Carpenter and Hill had the idea to drop Michael Myers from the new story, turning their already profitable franchise into something of an anthologized horror series — a way for them to tell different scary stories without wearing out audiences with the same tired characters and plots. It’s a formula that worked well for early, pulpy comic book publisher, EC Comics with titles like Tales from the Crypt and Vault of Horror, and the pair figured it would translate well to the screen. They hired writer/director Tommy Lee Wallace and got to work on a story. They threw around several spooky ideas, planning to use some that were tossed aside in future installments of their new moneymaking machine. What they ultimately settled on was something of a sci-fi, paranoid thriller involving an evil corporation, haunting Halloween masks and a mind-melting (literally) television special. In other words, it was a way cooler concept than part three of the Michael-Myers-kills-people-while-hunting-down-Jamie-Lee-Curtis show.

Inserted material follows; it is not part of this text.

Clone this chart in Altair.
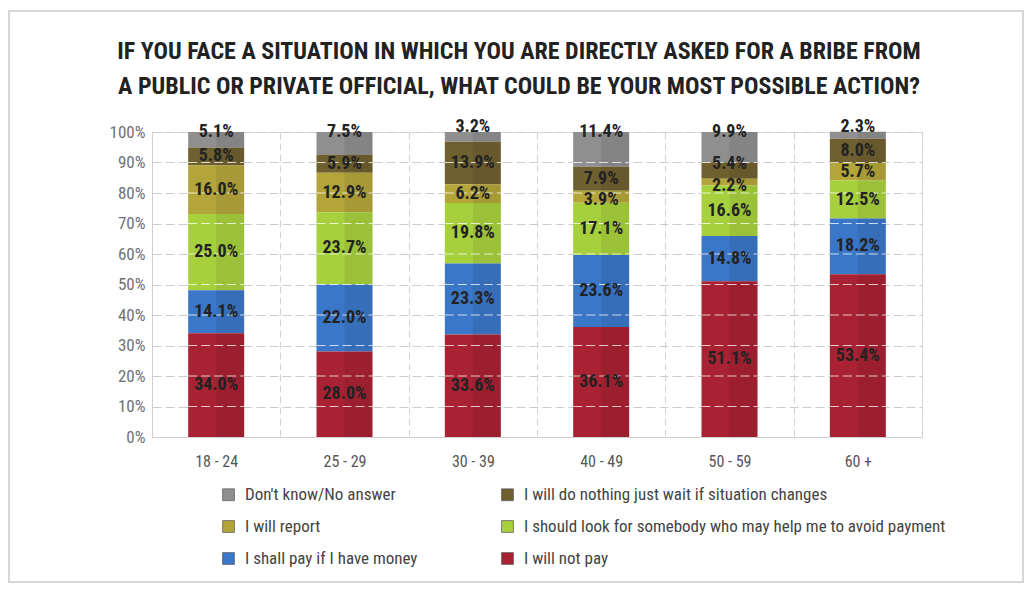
import altair as alt
import pandas as pd

ages = ["18 - 24", "25 - 29", "30 - 39", "40 - 49", "50 - 59", "60 +"]
series = [
    "Don't know/No answer",
    "I will do nothing just wait if situation changes",
    "I will report",
    "I should look for somebody who may help me to avoid payment",
    "I shall pay if I have money",
    "I will not pay",
]
dont_know = [5.1, 7.5, 3.2, 11.4, 9.9, 2.3]
do_nothing = [5.8, 5.9, 13.9, 7.9, 5.4, 8.0]
report = [16.0, 12.9, 6.2, 3.9, 2.2, 5.7]
look_for_help = [25.0, 23.7, 19.8, 17.1, 16.6, 12.5]
pay_if_money = [14.1, 22.0, 23.3, 23.6, 14.8, 18.2]
not_pay = [34.0, 28.0, 33.6, 36.1, 51.1, 53.4]
colors = ["#8f8f8f", "#6f6030", "#b4a53a", "#a7d03d", "#3b77c8", "#a82233"]
y_ticks = [0, 10, 20, 30, 40, 50, 60, 70, 80, 90, 100]

title_lines = [
    "IF YOU FACE A SITUATION IN WHICH YOU ARE DIRECTLY ASKED FOR A BRIBE FROM",
    "A PUBLIC OR PRIVATE OFFICIAL, WHAT COULD BE YOUR MOST POSSIBLE ACTION?",
]

FONT = "Liberation Sans Narrow, Roboto Condensed, DejaVu Sans Condensed, sans-serif"

values = [dont_know, do_nothing, report, look_for_help, pay_if_money, not_pay]
rows = []
for si, (name, vals) in enumerate(zip(series, values)):
    for a, v in zip(ages, vals):
        rows.append({"age": a, "series": name, "value": v, "order": len(series) - 1 - si})
df = pd.DataFrame(rows)
TOP_ORDER = len(series) - 1

grid_df = pd.DataFrame([{"age": a, "g": t} for a in ages for t in y_ticks if 0 < t < 100])

W, H = 770, 305
PAD = {"left": 144, "top": 124, "right": 103, "bottom": 148}

yscale = alt.Scale(domain=[0, 100], nice=False)
yaxis = alt.Axis(
    title=None,
    values=y_ticks,
    labelExpr="datum.value + '%'",
    labelOverlap=False,
    grid=True,
    gridDash=[9, 4],
    gridColor="#cccccc",
    ticks=False,
    domain=True,
    domainColor="#cfcfcf",
    labelFont=FONT,
    labelFontSize=17,
    labelColor="#707070",
    labelPadding=7,
)
xaxis = alt.Axis(
    title=None,
    labelAngle=0,
    tickBand="extent",
    grid=True,
    gridDash=[7, 4],
    gridColor="#d2d2d2",
    ticks=False,
    domain=True,
    domainColor="#cfcfcf",
    labelFont=FONT,
    labelFontSize=16,
    labelColor="#555555",
    labelPadding=16,
)
xscale = alt.Scale(paddingInner=0.0, paddingOuter=0.0)


def xenc():
    return alt.X("age:N", sort=ages, scale=xscale, axis=xaxis)


frame = alt.Chart(pd.DataFrame({"k": [0]})).mark_rect(
    fillOpacity=0, stroke="#d6d6d6", strokeWidth=2
).encode(
    x=alt.value(-143), x2=alt.value(W + PAD["right"] - 2),
    y=alt.value(-121), y2=alt.value(H + PAD["bottom"] - 3),
)

bars = alt.Chart(df).mark_bar(size=56).encode(
    x=xenc(),
    y=alt.Y("value:Q", stack="zero", scale=yscale, axis=yaxis),
    color=alt.Color(
        "series:N",
        scale=alt.Scale(domain=series, range=colors),
        legend=alt.Legend(
            title=None,
            orient="none",
            legendX=68,
            legendY=354,
            columns=2,
            direction="horizontal",
            symbolType="square",
            symbolSize=140,
            symbolStrokeColor="#555555",
            symbolStrokeWidth=0.7,
            labelFont=FONT,
            labelFontSize=17,
            labelColor="#444444",
            labelLimit=600,
            labelOffset=8,
            rowPadding=14,
            columnPadding=81,
        ),
    ),
    order=alt.Order("order:Q", sort="ascending"),
)

shade = alt.Chart(df).mark_bar(size=28, xOffset=14, color="black", opacity=0.07).encode(
    x=xenc(),
    y=alt.Y("value:Q", stack="zero", scale=yscale, axis=yaxis),
    detail="series:N",
    order=alt.Order("order:Q", sort="ascending"),
)

white_grid = alt.Chart(grid_df).mark_rule(
    color="white", strokeDash=[9, 4], strokeWidth=1.2, opacity=0.75, xOffset=-28, x2Offset=28
).encode(
    x=xenc(),
    x2=alt.X2("age"),
    y=alt.Y("g:Q", scale=yscale, axis=yaxis),
)

labels = alt.Chart(df).transform_stack(
    stack="value",
    groupby=["age"],
    sort=[alt.SortField("order", order="ascending")],
    as_=["v0", "v1"],
).transform_window(
    window=[alt.WindowFieldDef(op="lag", field="value", param=1, **{"as": "prev"})],
    groupby=["age"],
    sort=[alt.SortField("order", order="ascending")],
    frame=[None, None],
).transform_calculate(
    mid="(datum.v0 + datum.v1) / 2",
    ypos=(
        f"datum.order == {TOP_ORDER} ? datum.v1 + (datum.value < 4 ? 1.5 : 0) : "
        "(datum.value < 3 ? datum.v0 - 0.3 : "
        "(datum.value < 4.5 ? datum.mid - 1 : "
        "(datum.prev != null && datum.prev < 3 ? datum.mid + 2 : datum.mid)))"
    ),
    label="format(datum.value, '.1f') + '%'",
).mark_text(
    font=FONT, fontSize=18, fontWeight="bold", color="#222222"
).encode(
    x=xenc(),
    y=alt.Y("ypos:Q", scale=yscale, axis=yaxis),
    text="label:N",
)

chart = alt.layer(frame, bars, shade, white_grid, labels).properties(
    width=W,
    height=H,
    autosize=alt.AutoSizeParams(type="none"),
    padding=PAD,
    title=alt.TitleParams(
        text=title_lines,
        font=FONT,
        fontSize=24,
        fontWeight="bold",
        color="#222222",
        anchor="middle",
        frame="group",
        dx=-18,
        offset=-89,
        lineHeight=35,
    ),
).configure_view(stroke="#dcdcdc").configure(background="white")

chart.save("out.html", embed_options={"renderer": "svg", "actions": False})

Alas, the great anthology coup would not succeed. Unfortunately, the central idea that fueled Halloween III — removing franchise-starter Michael Myers from the proceedings — failed to click with audiences in a big way. The film still made a large profit, but it had shrunken substantially from the previous film, a big no-no from the studio’s perspective. Carpenter, Hill and Wallace underestimated how much the Halloween fan base loved Myers and the unrelenting terror the character represented. They didn’t want a fresh story or new characters; they just wanted more of the same shit — a trap that has come to haunt many horror franchises over the decades.

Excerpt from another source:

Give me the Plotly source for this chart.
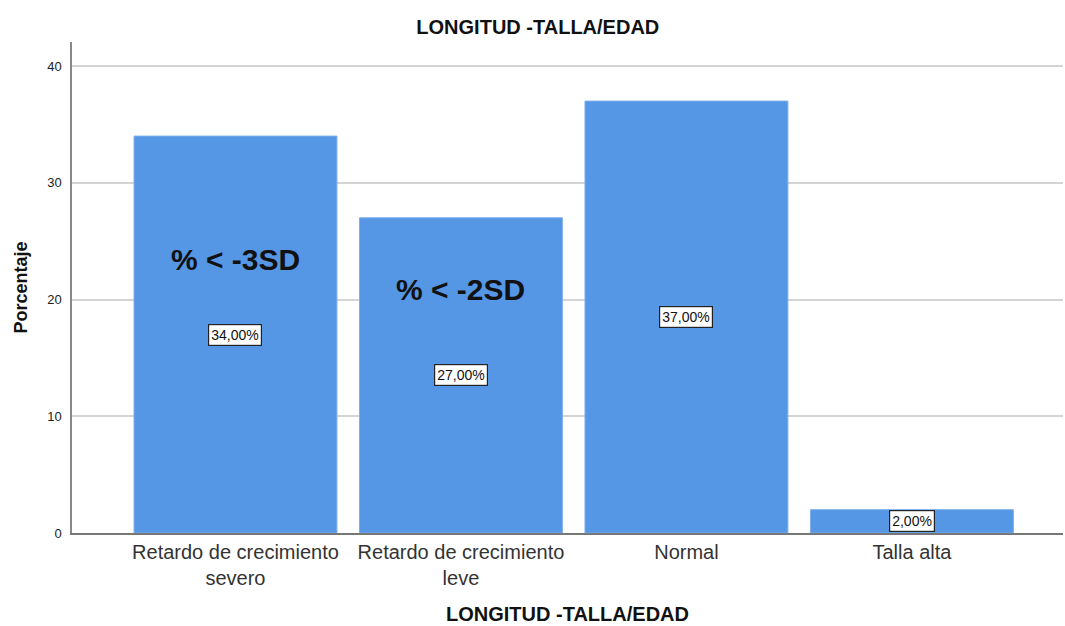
import plotly.graph_objects as go

categories = ["Retardo de crecimiento<br>severo", "Retardo de crecimiento<br>leve", "Normal", "Talla alta"]
percentages = [34.0, 27.0, 37.0, 2.0]
value_labels = ["34,00%", "27,00%", "37,00%", "2,00%"]
sd_labels = ["% < -3SD", "% < -2SD"]
sd_label_y = [23.4, 20.9]
y_ticks = [0, 10, 20, 30, 40]

FONT = "Liberation Sans, Arial, sans-serif"
x_idx = list(range(len(categories)))

fig = go.Figure()
fig.add_trace(go.Bar(
    x=x_idx, y=percentages, width=0.9,
    marker=dict(color="#5596E5", line=dict(color="#7FB0EE", width=1)),
    hoverinfo="skip",
))

for i, (v, lab) in enumerate(zip(percentages, value_labels)):
    fig.add_annotation(x=i, y=v / 2, text=lab, showarrow=False,
                       font=dict(family=FONT, size=14, color="#111"),
                       bgcolor="white", bordercolor="#222", borderwidth=1.2, borderpad=2)

for i, (lab, yy) in enumerate(zip(sd_labels, sd_label_y)):
    fig.add_annotation(x=i, y=yy, text="<b>" + lab + "</b>", showarrow=False,
                       font=dict(family=FONT, size=30, color="#111"))

fig.update_layout(
    width=1065, height=626,
    margin=dict(l=72, r=2, t=42, b=93),
    paper_bgcolor="white", plot_bgcolor="white",
    showlegend=False,
    title=dict(text="<b>LONGITUD -TALLA/EDAD</b>", x=0.505, xanchor="center",
               y=1 - 27 / 626, yanchor="middle",
               font=dict(family=FONT, size=20, color="#111")),
    xaxis=dict(
        tickmode="array", tickvals=x_idx, ticktext=categories,
        range=[-0.725, 3.67], showgrid=False, zeroline=False,
        showline=True, linecolor="#777", linewidth=1.5, ticks="",
        tickfont=dict(family=FONT, size=20, color="#333"),
        title=dict(text="<b>LONGITUD -TALLA/EDAD</b>", standoff=19,
                   font=dict(family=FONT, size=20, color="#111")),
    ),
    yaxis=dict(
        range=[0, 42.06], tickvals=y_ticks, showgrid=True, gridcolor="#D4D4D4",
        gridwidth=1.5, zeroline=False, showline=True, linecolor="#888", linewidth=1.5,
        ticks="", ticklabelstandoff=6, tickfont=dict(family=FONT, size=13, color="#222"),
        title=dict(text="<b>Porcentaje</b>", standoff=15,
                   font=dict(family=FONT, size=18, color="#111")),
    ),
)

fig.write_html("out.html")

That’s a real shame, because an anthology of Halloween horror films, some featuring Michael Myers and some not, likely would have been a lot more interesting than the hit-or-miss landfill the franchise became (either way, those awful Rob Zombie prequels were probably unavoidable). But the franchise’s financiers heard the message loud and clear: Do not fuck with Michael Myers. But, dammit, Halloween III is a great movie, and easily the most underappreciated entry in the franchise (at the time at least, the film has achieved the acclaim it always deserved in more recent years). It’s scary, innovative and even features a bit of social commentary — the three hallmarks of all great horror films.

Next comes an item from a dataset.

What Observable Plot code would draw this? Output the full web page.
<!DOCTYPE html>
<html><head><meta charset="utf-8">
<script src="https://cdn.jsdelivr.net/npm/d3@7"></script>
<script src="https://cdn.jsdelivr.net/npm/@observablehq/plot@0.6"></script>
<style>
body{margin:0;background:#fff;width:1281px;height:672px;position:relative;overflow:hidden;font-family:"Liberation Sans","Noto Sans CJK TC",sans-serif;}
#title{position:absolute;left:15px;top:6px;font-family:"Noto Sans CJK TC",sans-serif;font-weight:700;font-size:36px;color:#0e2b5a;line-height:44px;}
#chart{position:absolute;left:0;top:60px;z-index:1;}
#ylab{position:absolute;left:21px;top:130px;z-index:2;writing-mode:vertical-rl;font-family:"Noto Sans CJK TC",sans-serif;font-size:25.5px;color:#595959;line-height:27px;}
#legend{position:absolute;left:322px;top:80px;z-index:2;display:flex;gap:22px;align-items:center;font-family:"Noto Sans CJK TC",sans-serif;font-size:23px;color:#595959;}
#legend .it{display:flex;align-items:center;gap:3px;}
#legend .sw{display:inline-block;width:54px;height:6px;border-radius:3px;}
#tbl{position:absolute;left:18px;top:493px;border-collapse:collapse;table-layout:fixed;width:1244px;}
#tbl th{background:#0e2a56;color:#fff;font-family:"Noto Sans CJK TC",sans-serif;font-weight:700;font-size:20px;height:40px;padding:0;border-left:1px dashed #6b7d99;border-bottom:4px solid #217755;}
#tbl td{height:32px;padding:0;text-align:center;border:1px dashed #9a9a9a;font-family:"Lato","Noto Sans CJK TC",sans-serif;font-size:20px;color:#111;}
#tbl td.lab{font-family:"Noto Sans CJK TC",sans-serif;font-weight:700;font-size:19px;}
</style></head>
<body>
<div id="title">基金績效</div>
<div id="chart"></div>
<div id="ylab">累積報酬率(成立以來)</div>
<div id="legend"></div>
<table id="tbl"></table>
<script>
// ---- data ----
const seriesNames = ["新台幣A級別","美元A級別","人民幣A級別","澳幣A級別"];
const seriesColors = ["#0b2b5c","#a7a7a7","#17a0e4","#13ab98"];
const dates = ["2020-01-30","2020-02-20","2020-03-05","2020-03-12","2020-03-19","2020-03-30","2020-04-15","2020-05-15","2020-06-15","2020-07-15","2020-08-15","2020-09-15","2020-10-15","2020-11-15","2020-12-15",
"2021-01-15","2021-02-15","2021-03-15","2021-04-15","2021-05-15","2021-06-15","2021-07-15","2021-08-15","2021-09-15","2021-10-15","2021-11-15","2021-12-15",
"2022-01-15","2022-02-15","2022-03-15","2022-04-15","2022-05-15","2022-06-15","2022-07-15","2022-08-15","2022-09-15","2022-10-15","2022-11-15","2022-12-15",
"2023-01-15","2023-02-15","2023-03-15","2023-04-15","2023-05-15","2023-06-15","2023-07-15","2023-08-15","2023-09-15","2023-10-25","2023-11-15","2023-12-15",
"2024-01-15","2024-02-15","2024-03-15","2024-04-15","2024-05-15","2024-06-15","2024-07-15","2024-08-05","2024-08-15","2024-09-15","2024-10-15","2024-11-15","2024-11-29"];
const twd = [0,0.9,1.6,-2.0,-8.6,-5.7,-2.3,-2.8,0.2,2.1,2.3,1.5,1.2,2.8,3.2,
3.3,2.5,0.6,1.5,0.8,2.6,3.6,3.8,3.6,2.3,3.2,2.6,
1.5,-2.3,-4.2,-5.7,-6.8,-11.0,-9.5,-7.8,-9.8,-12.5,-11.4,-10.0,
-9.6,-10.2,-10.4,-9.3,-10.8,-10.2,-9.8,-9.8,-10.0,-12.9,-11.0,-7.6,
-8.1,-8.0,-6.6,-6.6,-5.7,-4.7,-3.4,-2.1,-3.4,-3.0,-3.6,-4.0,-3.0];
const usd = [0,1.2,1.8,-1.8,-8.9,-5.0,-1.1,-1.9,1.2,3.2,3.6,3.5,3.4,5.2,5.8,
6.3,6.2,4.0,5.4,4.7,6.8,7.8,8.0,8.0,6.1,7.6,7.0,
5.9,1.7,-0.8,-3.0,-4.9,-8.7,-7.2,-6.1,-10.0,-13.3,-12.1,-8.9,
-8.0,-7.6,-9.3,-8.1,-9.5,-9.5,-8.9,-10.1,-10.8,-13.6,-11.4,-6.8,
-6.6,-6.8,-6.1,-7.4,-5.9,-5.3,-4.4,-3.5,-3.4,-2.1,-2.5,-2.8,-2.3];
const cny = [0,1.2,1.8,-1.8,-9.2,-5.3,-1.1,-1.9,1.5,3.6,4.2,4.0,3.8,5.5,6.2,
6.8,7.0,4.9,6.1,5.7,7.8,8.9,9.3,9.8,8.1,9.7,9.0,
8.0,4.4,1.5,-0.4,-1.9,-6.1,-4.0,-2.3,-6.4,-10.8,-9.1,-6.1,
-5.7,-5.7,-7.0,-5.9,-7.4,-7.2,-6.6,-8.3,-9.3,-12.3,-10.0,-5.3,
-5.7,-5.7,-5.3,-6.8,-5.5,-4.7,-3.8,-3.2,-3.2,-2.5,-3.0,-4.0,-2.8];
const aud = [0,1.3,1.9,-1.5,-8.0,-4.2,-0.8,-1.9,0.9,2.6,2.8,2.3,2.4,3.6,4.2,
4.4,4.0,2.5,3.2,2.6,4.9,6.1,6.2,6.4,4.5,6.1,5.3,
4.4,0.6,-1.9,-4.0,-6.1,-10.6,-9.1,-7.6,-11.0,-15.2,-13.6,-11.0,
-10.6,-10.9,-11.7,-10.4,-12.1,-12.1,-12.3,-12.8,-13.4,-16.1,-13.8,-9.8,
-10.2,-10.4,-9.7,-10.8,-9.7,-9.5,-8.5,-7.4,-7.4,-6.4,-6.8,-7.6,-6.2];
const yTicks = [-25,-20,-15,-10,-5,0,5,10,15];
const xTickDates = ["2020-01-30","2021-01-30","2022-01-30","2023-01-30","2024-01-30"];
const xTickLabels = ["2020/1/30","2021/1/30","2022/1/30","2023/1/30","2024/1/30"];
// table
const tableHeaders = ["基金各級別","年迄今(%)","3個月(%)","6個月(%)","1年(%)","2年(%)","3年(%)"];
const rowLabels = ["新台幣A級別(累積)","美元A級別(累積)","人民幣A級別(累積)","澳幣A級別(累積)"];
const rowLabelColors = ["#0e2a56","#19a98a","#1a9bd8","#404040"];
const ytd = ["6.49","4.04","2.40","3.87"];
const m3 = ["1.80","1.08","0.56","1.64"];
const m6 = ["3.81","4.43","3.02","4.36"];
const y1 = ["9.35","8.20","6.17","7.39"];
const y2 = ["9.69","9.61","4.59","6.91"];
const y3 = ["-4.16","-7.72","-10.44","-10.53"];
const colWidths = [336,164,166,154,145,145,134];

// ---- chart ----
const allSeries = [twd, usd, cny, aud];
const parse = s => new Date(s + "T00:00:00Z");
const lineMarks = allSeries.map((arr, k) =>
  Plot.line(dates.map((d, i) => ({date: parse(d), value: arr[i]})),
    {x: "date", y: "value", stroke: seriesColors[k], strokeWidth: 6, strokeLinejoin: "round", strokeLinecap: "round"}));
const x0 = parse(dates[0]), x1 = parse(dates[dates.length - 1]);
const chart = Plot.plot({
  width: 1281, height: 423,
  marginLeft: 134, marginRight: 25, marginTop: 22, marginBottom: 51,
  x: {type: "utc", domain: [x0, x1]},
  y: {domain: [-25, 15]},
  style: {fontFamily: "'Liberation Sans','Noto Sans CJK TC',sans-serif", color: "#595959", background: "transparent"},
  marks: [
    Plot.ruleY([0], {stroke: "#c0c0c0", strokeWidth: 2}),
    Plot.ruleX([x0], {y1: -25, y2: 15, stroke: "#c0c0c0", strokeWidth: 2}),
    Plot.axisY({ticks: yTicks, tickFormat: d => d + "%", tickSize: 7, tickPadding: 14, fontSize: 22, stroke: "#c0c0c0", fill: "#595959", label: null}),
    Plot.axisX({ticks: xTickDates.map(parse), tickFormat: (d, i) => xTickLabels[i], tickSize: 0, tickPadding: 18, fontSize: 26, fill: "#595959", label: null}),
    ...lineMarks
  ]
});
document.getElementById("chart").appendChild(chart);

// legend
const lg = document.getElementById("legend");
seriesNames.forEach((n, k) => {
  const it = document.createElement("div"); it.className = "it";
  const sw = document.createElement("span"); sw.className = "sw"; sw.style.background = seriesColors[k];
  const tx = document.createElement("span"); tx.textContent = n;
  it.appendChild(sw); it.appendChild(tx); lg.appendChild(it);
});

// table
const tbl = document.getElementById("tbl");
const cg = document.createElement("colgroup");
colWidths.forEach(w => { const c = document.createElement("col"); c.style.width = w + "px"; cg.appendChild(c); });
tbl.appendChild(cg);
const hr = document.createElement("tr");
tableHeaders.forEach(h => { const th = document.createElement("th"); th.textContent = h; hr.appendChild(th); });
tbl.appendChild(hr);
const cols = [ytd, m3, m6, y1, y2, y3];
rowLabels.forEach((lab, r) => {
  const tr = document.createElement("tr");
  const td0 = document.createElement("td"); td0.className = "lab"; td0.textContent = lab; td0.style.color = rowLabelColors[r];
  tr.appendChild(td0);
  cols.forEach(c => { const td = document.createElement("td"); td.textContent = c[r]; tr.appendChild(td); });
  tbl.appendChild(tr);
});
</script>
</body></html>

The plot of the film centers on malevolent corporation, Silver Shamrock, which has a real dastardly evil plan: sell spooky Halloween masks to hapless citizens which contain a hidden microchip, that when triggered, instantly melts the wearer’s brain, while releasing swarms of venomous insects to kill anyone in the surrounding area. The trigger would be a specially programmed TV broadcast that kids would force their parents to sit with them and watch. It’s a social messaging two-for-one: condemn the advent of corporate culture and the proliferation of television parenting (i.e. just planting a child in front of a TV instead of taking care of them) in one fell swoop.
How cool is that?! I’ll tell ya, it’s a heck of a lot cooler than what followed Halloween III: serious alarm from the studio. Universal refused to make another Halloween film, fearing that the franchise had run its course with audiences. That’s when another longtime Halloween producer stepped in, Moustapha Akkad. Akkad had been there since the franchise’s inception, and there wasn’t any real concern initially over him taking the driver’s seat away from Carpenter and Hill. That is, until his ideas began to gain traction with the studio. Akkad wanted to bring back Michael Myers, and he didn’t want to fuss around with any creative ideas, either. He had great influence over the direction of the franchise’s next film, and he exerted it by ignoring all of Carpenter, Hill and Wallace’s ideas.
John Carpenter and Debra Hill were frustrated that their horror anthology idea didn’t take off, but they still thought they could save the franchise. Carpenter enlisted Dennis Etchison, who had written novelizations of the previous Halloween films, to write a script for Halloween 4. They finally settled on a treatment and were ready to sell the rights and script to Cannon films, a studio that was beginning to make its name in the gritty genre scene. That was not to be the case, however, as Akkad rejected Etchison’s script on account of it being “too cerebral”. That turned out to be a real bonehead move, because Halloween 4: The Return of Michael Myers is regarded as one of the worst Halloween films ever made. It’s laughably bad, and outside of the Rob Zombie prequels and the even worse sixth entry into the franchise, The Return of Michael Myers is by far my least favorite Halloween film.
And so, the dream of a Carpenter/Hill horror anthology franchise was officially dashed. Before the fourth Halloween film was made, the producing duo completely sold the rights to the franchise they created, refusing to take part in the bastardization they could see coming. No Michael Myers film since has lived up to the work those two did on Halloween and Halloween II, and it’s frustrating to daydream of what cool ideas Carpenter, Hill and Wallace could have executed had their original vision been allowed to continue on.
That vision may not exist in reality, but the dream of what Halloween III: Season of the Witch represents will live on in my heart and in my imagination for years to come. Plan to watch that movie this Halloween weekend, and help give it the respect it deserves.